Monthly Archives: February 2011

Collective Bargaining… What’s Best For the Taxpayer?

The good news…we, the average schmoes who produce the tax revenue that our elected officials spend, are no longer buying the “power to the people” baloney nor are we intimated by the shear brilliance or depth of their arguments. No, we’ve found time in our busy schedules to learn the principles of liberty enshrined in our Declaration of Independence and here in Maryland, two years ago, we founded We Surround Them Frederick as a way to give voice to us, the average citizen. As a result of this effort and the efforts of many other like-minded leaders in our area, we’re no longer as susceptible to the emotional rhetoric so prevalent in the progressive, statist movements and their rallies/protests. As we’ve demonstrated over the last two years, when the cause is warranted, We the People can rally and protest too.

On to Collective Bargaining.

It’s time we come to terms with the notion that Collective Bargaining by public unions is completely inequitable and I cannot stress completely enough.

In a private corporation, the tension between a union and management is at least understandable, even if not desirable. This tension usually breaks down into a few scenarios:

1. In the first scenario, if the union demands too much and necessitates a price hike of a product or service to pay for the union demands, the consumer may make a decision not to buy the product. Obviously, when the consumer stops choosing (let me emphasize this free market word, choose) to purchase the product, the company may be vulnerable to closing unless a new agreement can be reached between the union and management and the prices are lowered to lure consumers back.

2. A second scenario, and this one has been observed in the auto sector, competition will observe a company raise its prices or lower its quality to save costs to meet the demands of the union. The competitor steps in and offers a better or cheaper product/service. The company, if it does not react rapidly, may lose significant market share and make the company vulnerable to closing unless a new agreement can be reached between the union and management. Of course, there is an exception to this; should the company in distress due to collective bargaining receive a taxpayer funded bailout because they’re too big to fail, then their competitor will simply have to wait until the bailout is exhausted.

3. Scenario three, management and unions agree that the survival of the company is paramount and whatever concessions that need to be made are made.

Again, while I’m generally not a fan of the results that come from collective bargaining process, it at least makes sense in the private sector.

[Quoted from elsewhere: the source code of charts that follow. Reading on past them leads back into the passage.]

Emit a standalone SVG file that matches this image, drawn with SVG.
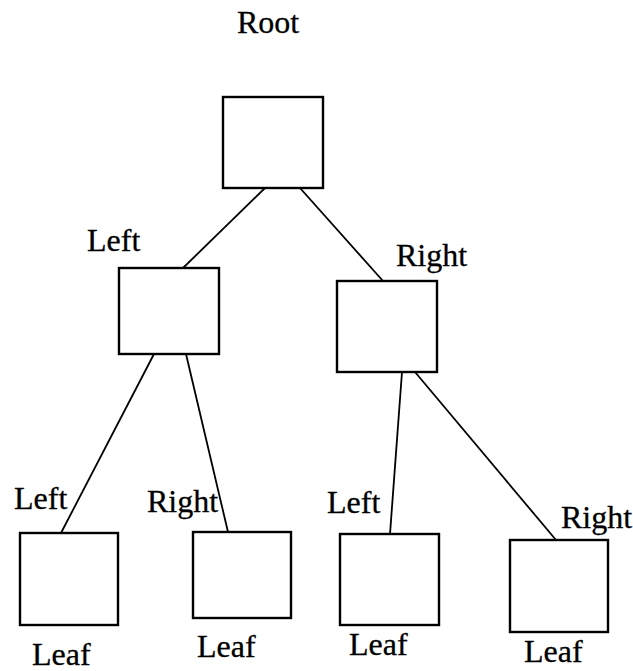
<svg xmlns="http://www.w3.org/2000/svg" width="633" height="671" viewBox="0 0 633 671">
<style>
.box{fill:#fff;stroke:#000;stroke-width:2.4}
.ln{stroke:#000;stroke-width:1.8;fill:none}
text{font-family:"Liberation Serif","Times New Roman",serif;font-size:32px;fill:#000;stroke:#000;stroke-width:0.3}
</style>
<rect width="633" height="671" fill="#fff"/>
<g id="connectors">
<line class="ln" x1="265" y1="188" x2="183" y2="268"/>
<line class="ln" x1="300" y1="188" x2="383" y2="281"/>
<line class="ln" x1="154" y1="354" x2="61" y2="533"/>
<line class="ln" x1="186" y1="354" x2="228" y2="532"/>
<line class="ln" x1="402" y1="372" x2="390" y2="534"/>
<line class="ln" x1="415" y1="372" x2="556" y2="540"/>
</g>
<g id="root"><rect class="box" x="223" y="97" width="100" height="91"/><text x="237" y="33">Root</text></g>
<g id="left"><rect class="box" x="119" y="268" width="100" height="86"/><text x="87" y="251">Left</text></g>
<g id="right"><rect class="box" x="337" y="281" width="100" height="91"/><text x="396" y="266">Right</text></g>
<g id="leaf1"><rect class="box" x="20" y="533" width="98" height="92"/><text x="14" y="509">Left</text><text x="32" y="665">Leaf</text></g>
<g id="leaf2"><rect class="box" x="193" y="532" width="98" height="86"/><text x="147" y="512">Right</text><text x="197" y="657">Leaf</text></g>
<g id="leaf3"><rect class="box" x="340" y="534" width="99" height="91"/><text x="327" y="513">Left</text><text x="349" y="655">Leaf</text></g>
<g id="leaf4"><rect class="box" x="510" y="540" width="98" height="92"/><text x="561" y="528">Right</text><text x="524" y="662">Leaf</text></g>
</svg>
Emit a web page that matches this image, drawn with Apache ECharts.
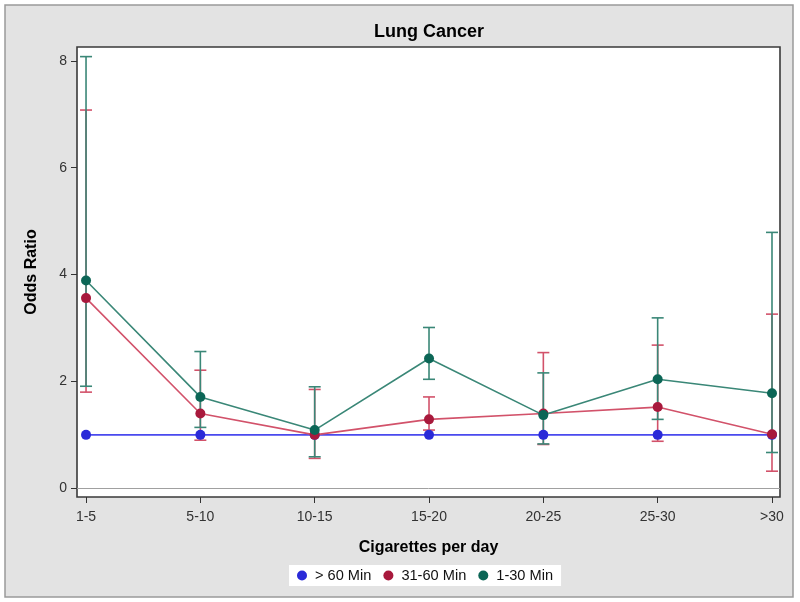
<!DOCTYPE html>
<html>
<head>
<meta charset="utf-8">
<script src="https://cdn.jsdelivr.net/npm/echarts@6/dist/echarts.min.js"></script>
<style>html,body{margin:0;padding:0;background:#fff}#c{width:800px;height:602px}</style>
</head>
<body>
<div id="c"></div>
<script>
const categories = ['1-5', '5-10', '10-15', '15-20', '20-25', '25-30', '>30'];
const seriesNames = ['> 60 Min', '31-60 Min', '1-30 Min'];
const over60 = [1, 1, 1, 1, 1, 1, 1];
const min31to60 = [3.56, 1.40, 1.00, 1.29, 1.40, 1.52, 1.01];
const min31to60Low = [1.80, 0.90, 0.56, 1.09, 0.82, 0.88, 0.32];
const min31to60High = [7.08, 2.21, 1.85, 1.71, 2.54, 2.68, 3.26];
const min1to30 = [3.89, 1.71, 1.09, 2.43, 1.37, 2.04, 1.78];
const min1to30Low = [1.91, 1.14, 0.59, 2.04, 0.83, 1.29, 0.67];
const min1to30High = [8.08, 2.56, 1.90, 3.01, 2.16, 3.19, 4.79];
const yTicks = [0, 2, 4, 6, 8];

const FONT = "'Liberation Sans', Arial, sans-serif";
const colors = {
  blue: {marker: '#2a2ad8', line: '#4a4aee'},
  red: {marker: '#a8193c', line: '#d2526a'},
  teal: {marker: '#0c6656', line: '#3a8777'}
};

function pts(arr) { return arr.map((v, i) => [i, v]); }
function errData(lo, hi) { return lo.map((v, i) => [i, v, hi[i]]); }
function errSeries(name, lo, hi, color, z) {
  return {
    type: 'custom', name: name, z: z,
    data: errData(lo, hi),
    encode: {x: 0, y: [1, 2]},
    renderItem: function (params, api) {
      const x = api.value(0);
      const a = api.coord([x, api.value(1)]);
      const b = api.coord([x, api.value(2)]);
      const w = 6;
      const st = {stroke: color, lineWidth: 1.6};
      return {type: 'group', children: [
        {type: 'line', shape: {x1: a[0], y1: a[1], x2: b[0], y2: b[1]}, style: st},
        {type: 'line', shape: {x1: a[0] - w, y1: a[1], x2: a[0] + w, y2: a[1]}, style: st},
        {type: 'line', shape: {x1: b[0] - w, y1: b[1], x2: b[0] + w, y2: b[1]}, style: st}
      ]};
    }
  };
}
function lineSeries(name, data, c, z) {
  return {
    type: 'line', name: name, data: pts(data), z: z,
    symbol: 'circle', symbolSize: 10,
    itemStyle: {color: c.marker},
    lineStyle: {color: c.line, width: 1.6},
    emphasis: {disabled: true}
  };
}

const chart = echarts.init(document.getElementById('c'), null, {renderer: 'canvas'});
const idx = categories.map((c, i) => i);
chart.setOption({
  animation: false,
  backgroundColor: '#ffffff',
  graphic: [{
    type: 'rect', z: -100, silent: true,
    shape: {x: 5, y: 5, width: 788, height: 592},
    style: {fill: '#e3e3e3', stroke: '#9a9a9a', lineWidth: 1.5}
  }],
  title: {
    text: 'Lung Cancer', left: 424, top: 18, textAlign: 'center',
    textStyle: {fontFamily: FONT, fontWeight: 'bold', fontSize: 18, color: '#000'}
  },
  legend: {
    data: seriesNames.map(n => ({name: n, icon: 'circle'})),
    left: 289, top: 565,
    backgroundColor: '#ffffff',
    padding: [3, 8, 3, 8],
    itemWidth: 10, itemHeight: 10, itemGap: 12,
    textStyle: {fontFamily: FONT, fontSize: 14.6, color: '#111', padding: [0, 0, 0, 3]}
  },
  grid: {
    left: 77, right: 20, top: 47, bottom: 105,
    show: true, backgroundColor: '#ffffff', borderColor: '#3a3a3a', borderWidth: 1.6
  },
  xAxis: {
    type: 'value', min: -0.079, max: 6.07,
    name: 'Cigarettes per day', nameLocation: 'middle', nameGap: 43,
    nameTextStyle: {fontFamily: FONT, fontWeight: 'bold', fontSize: 16, color: '#000'},
    axisLine: {show: false, onZero: false},
    splitLine: {show: false},
    axisTick: {show: true, customValues: idx, length: 6, lineStyle: {color: '#333'}},
    axisLabel: {customValues: idx, formatter: v => categories[Math.round(v)], margin: 13,
      fontFamily: FONT, fontSize: 14, color: '#333'}
  },
  yAxis: {
    type: 'value', min: -0.163, max: 8.26,
    name: 'Odds Ratio', nameLocation: 'middle', nameGap: 37,
    nameTextStyle: {fontFamily: FONT, fontWeight: 'bold', fontSize: 16, color: '#000'},
    axisLine: {show: false, onZero: false},
    splitLine: {show: false},
    axisTick: {show: true, customValues: yTicks, length: 6, lineStyle: {color: '#333'}},
    axisLabel: {customValues: yTicks, margin: 10, fontFamily: FONT, fontSize: 14, color: '#333'}
  },
  series: [
    errSeries('err2', min31to60Low, min31to60High, colors.red.line, 2),
    errSeries('err1', min1to30Low, min1to30High, colors.teal.line, 2.5),
    Object.assign(lineSeries(seriesNames[0], over60, colors.blue, 3), {
      markLine: {silent: true, symbol: 'none', label: {show: false},
        lineStyle: {color: '#a0a0a0', width: 1, type: 'solid'},
        data: [{yAxis: 0}]}
    }),
    lineSeries(seriesNames[1], min31to60, colors.red, 4),
    lineSeries(seriesNames[2], min1to30, colors.teal, 5)
  ]
});
</script>
</body>
</html>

There are natural protectors of everyone’s rights in this scenario. Management protects profits for the owners and/or shareholders and the union protects its salary and benefits packages.

Now, in the public arena, who protects the interests of the consumer (read taxpayer)? If you suggest that it’s the elected officials, then I have one simple question; how did the pay and benefit disparity between the average private sector employee and average public sector grow so large? Where were the elected officials protecting the interests of We the People who have to fund these payrolls and SUBSTANTIAL so called legacy costs? Were we even allowed to observe the collective bargaining process? Answer: NO!

The bottom line is that the three scenarios that private corporations face, (described above), are almost completely controlled by the public sector union in the collective bargaining process. We, the taxpayers that have to fund the public unions salary and benefits packages really have no say in the packages that are negotiated. Instead, we taxpayers are essentially told to just sit down, shut up and open our wallets…we’re going to pay for this until we can get a group of people elected to stop the unions. And the elected officials; well, let’s just say they’re very comfortable cozying up in bed with the unions (in most cases) as they know where their bread is buttered. This is the inglorious tick on a dog scenario or in more sophisticated language, the proverbial quid pro quo; you scratch my back (vote for me) and I’ll scratch yours (give you what you want in salary and benefits). That’s until recently where the taxpayers are finding representatives that will actually protect their interests, namely our money and freedom.

In fact, more and more of us are emerging from our couches and engaging the battle as evidenced by Scott Strzelczyk, a friend of mine who does battle daily on Facebook and various blogs. In a recent post, he really sums up a few key points related to the collective bargaining debate we’re having nationally:

“Let’s see taxpayers, who are not represented at all in the collective bargaining process, will still be paying 94.2% towards their pensions and 87.5% towards their healthcare. You have govt bureaucrats negotiating with union leadership over tax dollars that neither gives a rats behind about. (Elected officials) use tax dollars to keep the unions fat and happy, and in exchange they receive votes and political contributions.”

As this drama unfolds, it won’t be easy to restore the proper role of government. We’ll continue to be treated to an onslaught of; “it’s for the children” or “Power to the People” or my favorite, “stop waging war on the middle class!” I wish the union antagonists would stop waging war on my wallet and my children’s future!